Rs1.4b bid received for HEC sell-off

Cabinet Committee on Privatisation approved the Rs98.23 or Rs1.385 billion minimum price


Shahbaz Rana February 22, 2022
PHOTO: Screengrab

ISLAMABAD:

The IMS Engineering Company on Monday placed Rs1.4 billion bid -- 1.7% higher than the reserve price -- for the acquisition of the Heavy Electrical Complex (HEC), marking the first privatisation transaction of an enterprise during the three-and-half years of the government.

The IMS Engineering gave the highest per share bid of Rs99.999 for the acquisition of 96.6% shares in the government-controlled entity, according to the three sealed envelopes opened in front of the audience.

The bidding took place at a local hotel in which three parties participated but the other two bidders appeared only fulfilling the formality as their bid price was many times lower than the reserve price. Earlier in the day, the Cabinet Committee on Privatisation approved the Rs98.23 or Rs1.385 billion minimum price.

The Pak Electron Limited (PEL) gave only Rs17.73 per share or Rs250 million bid price while the Waves-Singer company submitted Rs26.25 per share or Rs370 million price for the acquisition of the company.

The credit to sell the HEC at Rs1.4 billion price in the third attempt goes to the current board of the Privatisation Commission that had also refused to accept the financial advisers’ recommendation to sell the entity at Rs82.35 per share or Rs1.16 billion.

This helped the government get Rs250 million over and above the price, which the financial advisers had recommended but was not accepted by the board and the CCoP.

The Rs1.4 billion price is very good and above the minimum reserve price, said Mohammadmian Soomro, the federal minister for privatisation, after the conclusion of the bidding process.

The government has now called a meeting of the Privatisation Commission board today (Tuesday) to formally approve the price and send the same to the CCoP for onward submission to the federal cabinet.

The HEC is owned by the State Engineering Company (SEC), working under the administrative control of the Ministry of Industries and Production. It manufactures power transformers of 132 kilovolts and 66 kilovolts and is located in Hattar, Khyber-Pakhtunkhwa.

Earlier, the attempt to privatise HEC was made in 2014, however, due to poor response the process was abandoned in December 2014.

Read: PC puts off decision on HEC sale

The last attempt to privatise HEC was made in March 2015, when three parties pre-qualified but only one deposited the earnest money. Later, the CCOP approved the bid offered by Cargill Holding Limited but HEC could not be privatized. The bidder’s earnest money of Rs25 million was accordingly forfeited.

The Express Tribune had unearthed in 2015 how a company was registered in Kenya just a month before the HEC privatisation process began. The company subsequently defaulted on its commitments and gave a cheque that was bound to bounce back after a series of stories appeared in this newspaper.

So far, the PTI government has conducted two real estate transactions in past over three years. The HEC marks the first corporate sector transaction, although its size remains small.

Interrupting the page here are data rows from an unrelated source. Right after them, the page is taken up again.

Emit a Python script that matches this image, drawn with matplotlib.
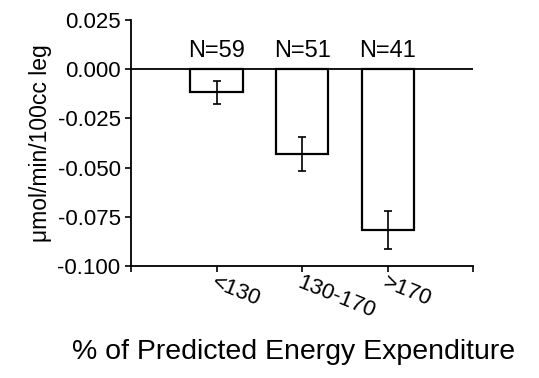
import matplotlib
matplotlib.use("Agg")
import matplotlib.pyplot as plt

categories = ["<130", "130-170", ">170"]
means = [-0.0118, -0.0430, -0.0818]
errors = [0.0060, 0.0087, 0.0097]
counts = ["N=59", "N=51", "N=41"]

plt.rcParams["font.family"] = ["Liberation Sans", "DejaVu Sans"]

fig = plt.figure(figsize=(5.39, 3.78), dpi=100)
ax = fig.add_axes([0.243, 0.296, 0.635, 0.651])

x = [1, 2, 3]
ax.bar(x, means, width=0.61, color="white", edgecolor="black", linewidth=1.6)
ax.errorbar(x, means, yerr=errors, fmt="none", ecolor="black", elinewidth=1.2,
            capsize=3, capthick=1.2)
ax.axhline(0, color="black", linewidth=1.3)
for xi, lab in zip(x, counts):
    ax.text(xi, 0.0035, lab, ha="center", va="bottom", fontsize=17)

ax.set_xlim(0, 4)
ax.set_ylim(-0.100, 0.025)
ax.set_yticks([0.025, 0.0, -0.025, -0.050, -0.075, -0.100])
ax.set_yticklabels(["0.025", "0.000", "-0.025", "-0.050", "-0.075", "-0.100"], fontsize=16)
ax.set_xticks([0, 1, 2, 3, 4])
ax.set_xticklabels([""] + categories + [""], fontsize=16, rotation=-22,
                   ha="left", va="top", rotation_mode="anchor")
ax.tick_params(axis="both", direction="out", length=4, width=1.2)
ax.tick_params(axis="x", pad=0)
for side in ["top", "right"]:
    ax.spines[side].set_visible(False)
for side in ["left", "bottom"]:
    ax.spines[side].set_linewidth(1.3)

ax.set_ylabel("\u03bcmol/min/100cc leg", fontsize=16.5, labelpad=4)
fig.text(0.545, 0.068, "% of Predicted Energy Expenditure", ha="center", va="center",
         fontsize=20.5)

fig.savefig("out.png", dpi=100)
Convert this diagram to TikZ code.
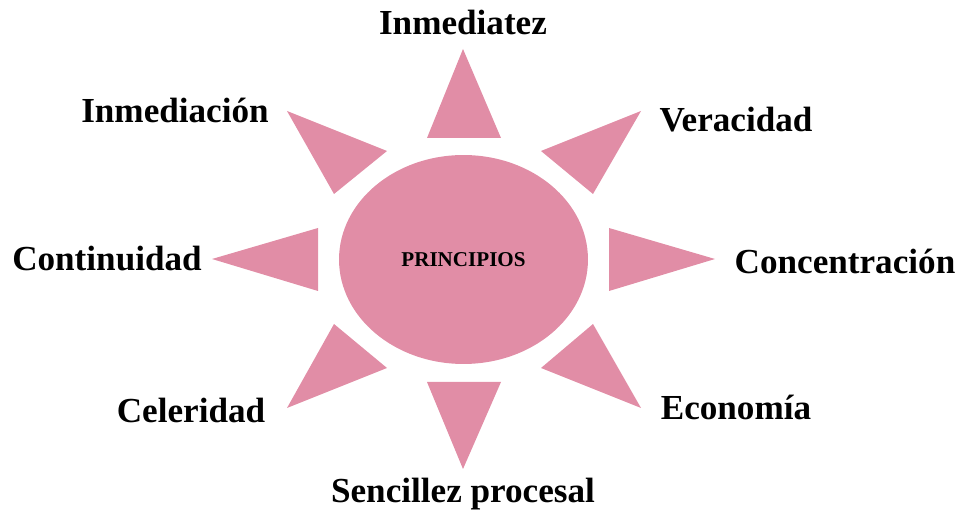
\documentclass[tikz,border=0pt]{standalone}
\usepackage{fontspec}
\setmainfont{Liberation Serif}
\usetikzlibrary{shapes.geometric}

\definecolor{rosa}{RGB}{225,141,166}

\tikzset{
    rayo/.style={fill=rosa},
    etiqueta/.style={font=\fontsize{20}{24}\selectfont\bfseries, inner sep=0pt}
}

\begin{document}
\begin{tikzpicture}[x=0.02cm, y=-0.02cm]
    \useasboundingbox (0, 0) rectangle (964, 516);

    % Central ellipse
    \node[ellipse, fill=rosa, minimum width=4.98cm, minimum height=4.18cm, inner sep=0pt,
          font=\fontsize{12}{14}\selectfont\bfseries] (principios) at (463.5, 259.5) {PRINCIPIOS};

    % Rays around the ellipse
    \fill[rayo] (463, 49) -- (501, 138) -- (427, 138) -- cycle;
    \fill[rayo] (641, 111) -- (593, 194) -- (541, 151) -- cycle;
    \fill[rayo] (715, 259) -- (609, 291) -- (609, 228) -- cycle;
    \fill[rayo] (641, 408) -- (541, 368) -- (593, 324) -- cycle;
    \fill[rayo] (463, 469) -- (427, 382) -- (501, 382) -- cycle;
    \fill[rayo] (287, 408) -- (334, 324) -- (387, 368) -- cycle;
    \fill[rayo] (212, 259) -- (318, 228) -- (318, 291) -- cycle;
    \fill[rayo] (287, 111) -- (387, 151) -- (334, 194) -- cycle;

    % Labels
    \node[etiqueta] (inmediatez) at (463, 22) {Inmediatez};
    \node[etiqueta] (veracidad) at (736, 120) {Veracidad};
    \node[etiqueta] (concentracion) at (845, 261) {Concentración};
    \node[etiqueta] (economia) at (736, 407) {Economía};
    \node[etiqueta] (sencillez) at (463, 494) {Sencillez procesal};
    \node[etiqueta] (celeridad) at (191, 410) {Celeridad};
    \node[etiqueta] (continuidad) at (107, 259) {Continuidad};
    \node[etiqueta] (inmediacion) at (175, 110) {Inmediación};
\end{tikzpicture}
\end{document}
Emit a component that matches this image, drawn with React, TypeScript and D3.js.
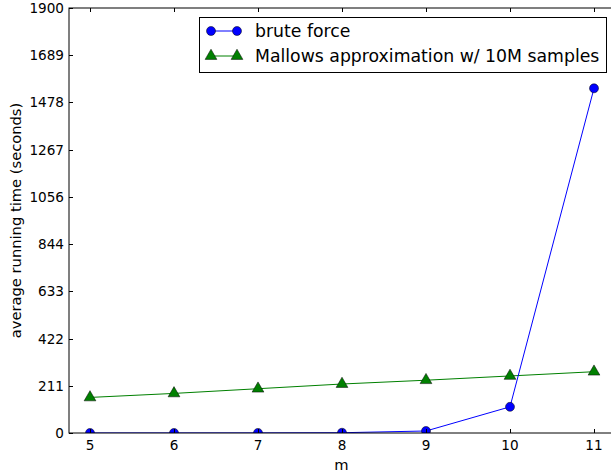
import React, { useEffect, useRef } from "react";
import * as d3 from "d3";

const mValues = [5, 6, 7, 8, 9, 10, 11];
const bruteForce = [0.1, 0.2, 0.4, 1.2, 9, 117, 1541];
const mallows = [159, 177, 198, 219, 236, 255, 274];
const yTicks = [0, 211, 422, 633, 844, 1056, 1267, 1478, 1689, 1900];
const xTicks = [5, 6, 7, 8, 9, 10, 11];

const App = () => {
  const ref = useRef<SVGSVGElement>(null);

  useEffect(() => {
    const svg = d3.select(ref.current);
    svg.selectAll("*").remove();

    const width = 611;
    const height = 473;
    const margin = { top: 8, right: -4, bottom: 40, left: 69 };
    const font = "DejaVu Sans, sans-serif";

    const x = d3.scaleLinear().domain([4.75, 11.25]).range([margin.left, width - margin.right]);
    const y = d3.scaleLinear().domain([0, 1900]).range([height - margin.bottom, margin.top]);

    svg.append("rect").attr("width", width).attr("height", height).attr("fill", "white");

    const x0 = x.range()[0], x1 = x.range()[1];
    const y0 = y.range()[0], y1 = y.range()[1];

    // clip for data
    svg.append("defs").append("clipPath").attr("id", "plotclip")
      .append("rect").attr("x", x0).attr("y", y1).attr("width", x1 - x0).attr("height", y0 - y1);

    const plot = svg.append("g").attr("clip-path", "url(#plotclip)");

    const line = d3.line<number>().x((d, i) => x(mValues[i])).y((d) => y(d));

    // Mallows series
    plot.append("path").datum(mallows).attr("d", line).attr("fill", "none")
      .attr("stroke", "#008000").attr("stroke-width", 1);
    // brute force series
    plot.append("path").datum(bruteForce).attr("d", line).attr("fill", "none")
      .attr("stroke", "#0000ff").attr("stroke-width", 1);

    const tri = d3.symbol().type(d3.symbolTriangle).size(60);

    plot.selectAll(".tri").data(mallows).join("path")
      .attr("transform", (d, i) => `translate(${x(mValues[i])},${y(d)})`)
      .attr("d", tri).attr("fill", "#008000").attr("stroke", "black").attr("stroke-width", 0.5);

    plot.selectAll(".dot").data(bruteForce).join("circle")
      .attr("cx", (d, i) => x(mValues[i])).attr("cy", (d) => y(d)).attr("r", 4.5)
      .attr("fill", "#0000ff").attr("stroke", "black").attr("stroke-width", 0.5);

    // frame
    svg.append("rect").attr("x", x0).attr("y", y1).attr("width", x1 - x0).attr("height", y0 - y1)
      .attr("fill", "none").attr("stroke", "black").attr("stroke-width", 1);

    const tl = 4;
    xTicks.forEach((t) => {
      const px = Math.round(x(t)) + 0.5;
      svg.append("line").attr("x1", px).attr("x2", px).attr("y1", y0).attr("y2", y0 - tl).attr("stroke", "black");
      svg.append("line").attr("x1", px).attr("x2", px).attr("y1", y1).attr("y2", y1 + tl).attr("stroke", "black");
      svg.append("text").attr("x", x(t)).attr("y", y0 + 17).attr("text-anchor", "middle")
        .attr("font-family", font).attr("font-size", 13.6).text(t);
    });
    yTicks.forEach((t) => {
      const py = Math.round(y(t)) + 0.5;
      svg.append("line").attr("x1", x0).attr("x2", x0 + tl).attr("y1", py).attr("y2", py).attr("stroke", "black");
      svg.append("line").attr("x1", x1).attr("x2", x1 - tl).attr("y1", py).attr("y2", py).attr("stroke", "black");
      svg.append("text").attr("x", x0 - 5).attr("y", y(t) + 5).attr("text-anchor", "end")
        .attr("font-family", font).attr("font-size", 13.6).text(t);
    });

    svg.append("text").attr("x", (69 + 614) / 2).attr("y", 470).attr("text-anchor", "middle")
      .attr("font-family", font).attr("font-size", 14.7).text("m");
    svg.append("text").attr("transform", `translate(21,${(y0 + y1) / 2}) rotate(-90)`)
      .attr("text-anchor", "middle").attr("font-family", font).attr("font-size", 14.7)
      .text("average running time (seconds)");

    // legend
    const lg = svg.append("g");
    lg.append("rect").attr("x", 199.5).attr("y", 17.5).attr("width", 407).attr("height", 55)
      .attr("fill", "white").attr("stroke", "black").attr("stroke-width", 1);
    const entries = [
      { label: "brute force", color: "#0000ff", kind: "circle", yy: 31 },
      { label: "Mallows approximation w/ 10M samples", color: "#008000", kind: "tri", yy: 56 },
    ];
    entries.forEach((e) => {
      lg.append("line").attr("x1", 211).attr("x2", 237).attr("y1", e.yy).attr("y2", e.yy)
        .attr("stroke", e.color).attr("stroke-width", 1);
      [211, 237].forEach((mx) => {
        if (e.kind === "circle") {
          lg.append("circle").attr("cx", mx).attr("cy", e.yy).attr("r", 4.5)
            .attr("fill", e.color).attr("stroke", "black").attr("stroke-width", 0.5);
        } else {
          lg.append("path").attr("transform", `translate(${mx},${e.yy})`).attr("d", tri)
            .attr("fill", e.color).attr("stroke", "black").attr("stroke-width", 0.5);
        }
      });
      lg.append("text").attr("x", 255).attr("y", e.yy + 6).attr("font-family", font)
        .attr("font-size", 17.3).text(e.label);
    });
  }, []);

  return (
    <div style={{ position: "absolute", left: 0, top: 0 }}>
      <svg ref={ref} width={611} height={473} style={{ display: "block" }} />
    </div>
  );
};

export default App;
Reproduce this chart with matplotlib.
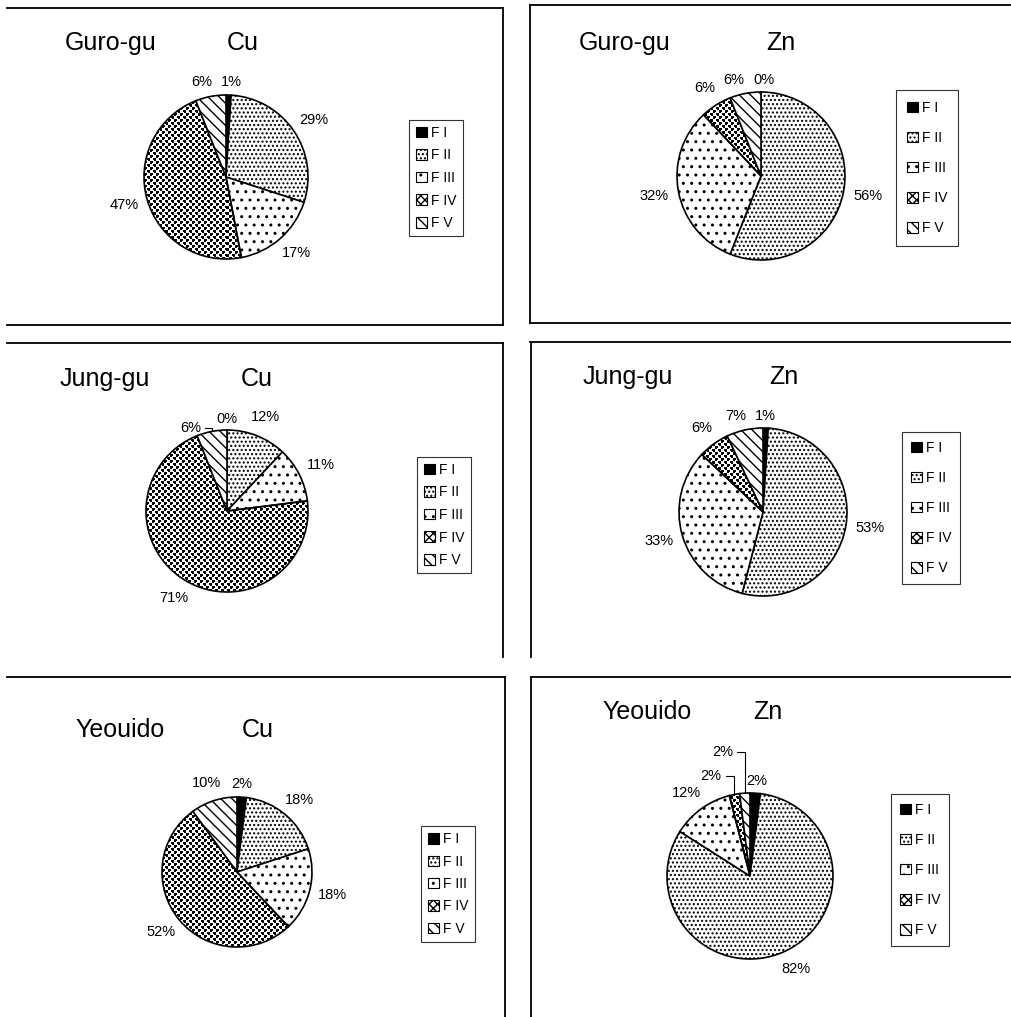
import numpy as np
import matplotlib.pyplot as plt
from matplotlib.patches import Patch
from matplotlib.lines import Line2D

plt.rcParams['font.family'] = ['Liberation Sans', 'DejaVu Sans']
plt.rcParams['hatch.linewidth'] = 1.0

fractions = ['F I', 'F II', 'F III', 'F IV', 'F V']

# percentage of each fraction, clockwise from 12 o'clock
guro_cu = [1, 29, 17, 47, 6]
guro_zn = [0, 56, 32, 6, 6]
jung_cu = [0, 12, 11, 71, 6]
jung_zn = [1, 53, 33, 6, 7]
yeouido_cu = [2, 18, 18, 52, 10]
yeouido_zn = [2, 82, 12, 2, 2]

W, H = 1012, 1017
fig = plt.figure(figsize=(W / 100, H / 100), dpi=100)
fig.patch.set_facecolor('white')


def fx(px):
    return px / W


def fy(py):
    return 1 - py / H


# panel layout in pixels: site, metal, values, pie centre, radius,
# title x (site), title x (metal), title y, legend centre, legend row spacing, pad
panels = [
    ('Guro-gu', 'Cu', guro_cu, (226, 177), 82, 65, 227, 43, (436, 178), 0.62, 0.45),
    ('Guro-gu', 'Zn', guro_zn, (761, 176), 84, 579, 766, 43, (927, 168), 1.16, 0.75),
    ('Jung-gu', 'Cu', jung_cu, (227, 511), 81, 60, 241, 379, (444, 515), 0.62, 0.45),
    ('Jung-gu', 'Zn', jung_zn, (763, 512), 84, 583, 769, 377, (931, 508), 1.16, 0.65),
    ('Yeouido', 'Cu', yeouido_cu, (237, 872), 75, 75, 242, 730, (448, 884), 0.6, 0.45),
    ('Yeouido', 'Zn', yeouido_zn, (750, 876), 83, 602, 753, 712, (920, 870), 1.16, 0.65),
]

# labels that sit away from the default spot: (x, y, leader line) in pie radii
label_moves = {
    ('Guro-gu', 'Cu', 0): (0.07, 1.16, False),
    ('Guro-gu', 'Cu', 4): (-0.29, 1.16, False),
    ('Jung-gu', 'Cu', 0): (0.0, 1.14, False),
    ('Jung-gu', 'Cu', 4): (-0.45, 1.03, True),
    ('Jung-gu', 'Zn', 0): (0.03, 1.14, False),
    ('Jung-gu', 'Zn', 4): (-0.33, 1.14, False),
    ('Guro-gu', 'Zn', 4): (-0.32, 1.14, False),
    ('Guro-gu', 'Zn', 0): (0.03, 1.14, False),
    ('Yeouido', 'Zn', 0): (0.08, 1.14, False),
    ('Yeouido', 'Zn', 3): (-0.47, 1.2, True),
    ('Yeouido', 'Zn', 4): (-0.33, 1.49, True),
    ('Yeouido', 'Cu', 0): (0.07, 1.17, False),
}

faces = ['black', 'white', 'white', 'none', 'white']
hatches = ['', '....', '..', '', '\\\\\\']

# tile used for the F IV texture (1 = black pixel)
tile = np.array([
    [1, 1, 1, 0, 0, 0],
    [1, 1, 1, 0, 0, 0],
    [1, 1, 0, 0, 0, 0],
    [0, 0, 0, 1, 1, 1],
    [0, 0, 0, 1, 1, 1],
    [0, 0, 0, 0, 1, 1],
])

for site, metal, vals, (cx, cy), r, tx1, tx2, ty, (lx, ly), lsp, bpad in panels:
    half = 1.6 * r
    ax = fig.add_axes([fx(cx - half), fy(cy + half), 2 * half / W, 2 * half / H])
    wedges, _ = ax.pie(vals, startangle=90, counterclock=False, radius=1,
                       wedgeprops=dict(edgecolor='black', linewidth=1.2))
    for i, w in enumerate(wedges):
        w.set_facecolor(faces[i])
        w.set_hatch(hatches[i])
        w.set_zorder(2)

    n = int(2 * r)
    reps = n // tile.shape[0] + 1
    tex = np.tile(tile, (reps, reps))[:n, :n]
    im = ax.imshow(tex, cmap='gray_r', vmin=0, vmax=1, extent=(-1, 1, -1, 1),
                   interpolation='nearest', zorder=1)
    im.set_clip_path(wedges[3])

    for i, w in enumerate(wedges):
        mid = np.deg2rad((w.theta1 + w.theta2) / 2)
        c, s = np.cos(mid), np.sin(mid)
        txt = f'{vals[i]}%'
        key = (site, metal, i)
        if key in label_moves:
            x, y, leader = label_moves[key]
        else:
            wid = len(txt) * 8.0 / r
            hgt = 15.0 / r
            x = 1.15 * c + c * wid / 2
            y = 1.15 * s + s * hgt / 2
            leader = False
        if leader:
            ax.annotate(txt, xy=(c * 1.0, s * 1.0), xytext=(x, y),
                        ha='center', va='center', fontsize=10.5,
                        arrowprops=dict(arrowstyle='-', lw=0.8, color='black',
                                        connectionstyle='angle,angleA=0,angleB=90,rad=0',
                                        shrinkA=1, shrinkB=0))
        else:
            ax.text(x, y, txt, ha='center', va='center', fontsize=10.5)

    ax.set_xlim(-1.6, 1.6)
    ax.set_ylim(-1.6, 1.6)
    ax.set_axis_off()

    fig.text(fx(tx1), fy(ty), site, ha='left', va='center', fontsize=18)
    fig.text(fx(tx2), fy(ty), metal, ha='left', va='center', fontsize=18)

    handles = [Patch(facecolor=faces[i] if faces[i] != 'none' else 'white',
                     hatch=hatches[i] if i != 3 else 'XXXX',
                     edgecolor='black', linewidth=0.8) for i in range(5)]
    leg = fig.legend(handles, fractions, loc='center',
                     bbox_to_anchor=(fx(lx), fy(ly)), fontsize=10,
                     frameon=True, fancybox=False, edgecolor='black',
                     labelspacing=lsp, handlelength=0.8, handleheight=0.8,
                     handletextpad=0.3, borderpad=bpad, borderaxespad=0)
    leg.get_frame().set_linewidth(0.8)

# panel borders (only the edges visible in the scan)
borders = [
    ((7, 8), (503, 8)), ((503, 8), (503, 325)), ((7, 325), (503, 325)),
    ((530, 5), (1012, 5)), ((530, 5), (530, 323)), ((530, 323), (1012, 323)),
    ((7, 343), (503, 343)), ((503, 343), (503, 657)),
    ((530, 342), (1012, 342)), ((531, 342), (531, 657)),
    ((7, 677), (505, 677)), ((505, 677), (505, 1017)),
    ((531, 677), (1012, 677)), ((531, 677), (531, 1017)),
]
for (x0, y0), (x1, y1) in borders:
    fig.add_artist(Line2D([fx(x0), fx(x1)], [fy(y0), fy(y1)],
                          transform=fig.transFigure, color='black', lw=1.3))

fig.savefig('out.png', dpi=100, facecolor='white')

Mohammadmian Soomro hoped that at least two more privatisation transactions will be completed by June this year.

The IMS Limited is an engineering company, providing complete engineering procurement construction and commissioning services in four different verticals, according to the company’s profile.

The government has informed to bidders that 513 kanals of land in Taxila which is still in the name of HEC, will not be part of the privatisation transaction. This land is presently in possession of Heavy Mechanical Complex and the ministry of industry has indicated that they are initiating a summary for ECC as title of this land needs to transferred out of revenue record from HEC to avoid any complications during post privatisation process.

The financial advisers hired by the government along with the director-general of the commission recommended a price of Rs82.35 per share or a valuation of over Rs1.1 billion for HEC.

However, a majority of the PC board members recommended the price of Rs98.23 per share or a valuation of Rs1.4 billion. The finance advisers recommended the valuation that had been worked out on the basis of a terminal growth rate of 2.9% for the next 10 years, which was less than the official growth projections.

The board members, however, were of the view that both GDP growth and inflation would have to be considered in the growth rate. They said that the 2.9% growth factor would mean that HEC’s future growth would not be consistent with the GDP growth and inflationary factors beyond 10 years.

A majority of the board members proposed a minimum terminal value of 4.5% instead of 2.9%, which would increase the minimum value of the entity to Rs1.4 billion.

Strict procedures and timelines are given in the Privatisation Ordinance that the privatisation ministry cannot ignore, said Soomro while explaining the reasons behind virtually no real privatisation in past three and half years. He said that the success of the privatisation transactions also depend upon other ministries and prevailing circumstances.